Electronic structure and magnetocaloric properties of Ce2Fe17−xCox compounds upon Co substitution

Abstract

Electronic structure, magnetic properties and magnetocaloric effect of Ce2Fe17−xCox alloys upon Co substitution have been systematically investigated. The Ce2Fe17−xCox (x = 0.33–1) crystallizes in a rhombohedral Th2Zn17-type 2:17 R main phase and minor CeFe2/α-Fe secondary phases. The Ce2Fe17−xCox shows a second-order phase transition characteristic and Co substitution contributes to the enhancement in the Curie temperature (TC) and the magnetocaloric properties. With x increasing from 0.33 to 1, the TC raises from 261.9 to 335.6 K, the maximum magnetic entropy change (ΔSMmax) at a field change of 0–2 T enhances by 14.9% from 2.28 to 2.62 J∙kg−1K−1, and the relative cooling power (RCP) increases from 164.8 to 171.3 J∙kg−1, respectively.
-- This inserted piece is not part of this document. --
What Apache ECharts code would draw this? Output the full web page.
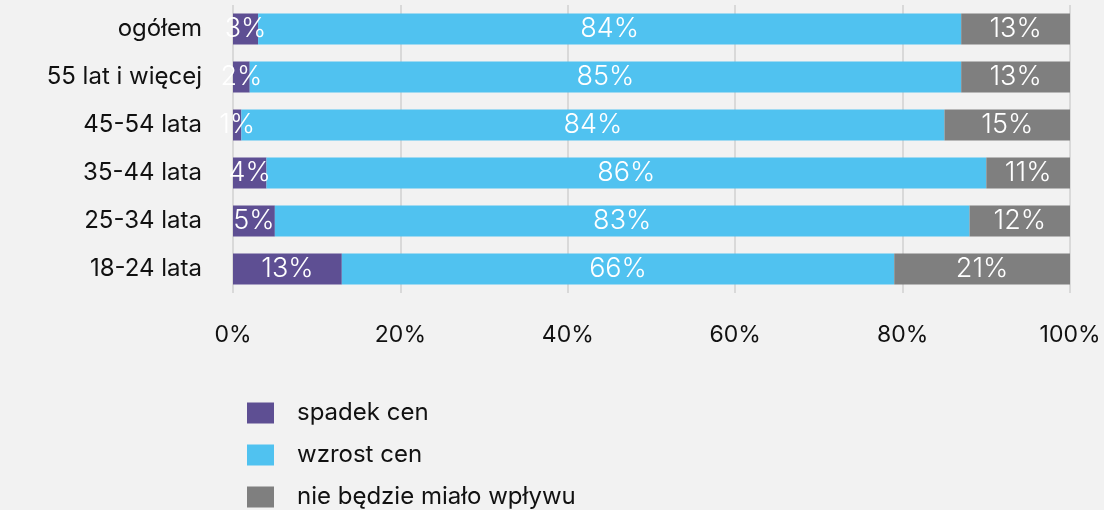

According to first-principles calculations, Co atoms energetically occupy the 18h site and enhances the inter-site exchange coupling parameters (Jij) due to the strong hybridization and coupling between Co 3d and Fe 3d electrons. Furthermore, the spin-down total density of states (DOS) reveals a pseudogap developed across the Fermi level (EF) located at around − 0.09 – +0.20 eV with increasing Co content from 0.33 to 1. This pseudogap contributes to the stabilization of ferrimagnetic state and the improvement of the magnetic entropy change. Understanding the underlying electronic and magnetic behavior mechanisms is helpful for developing high-performance magnetocaloric materials.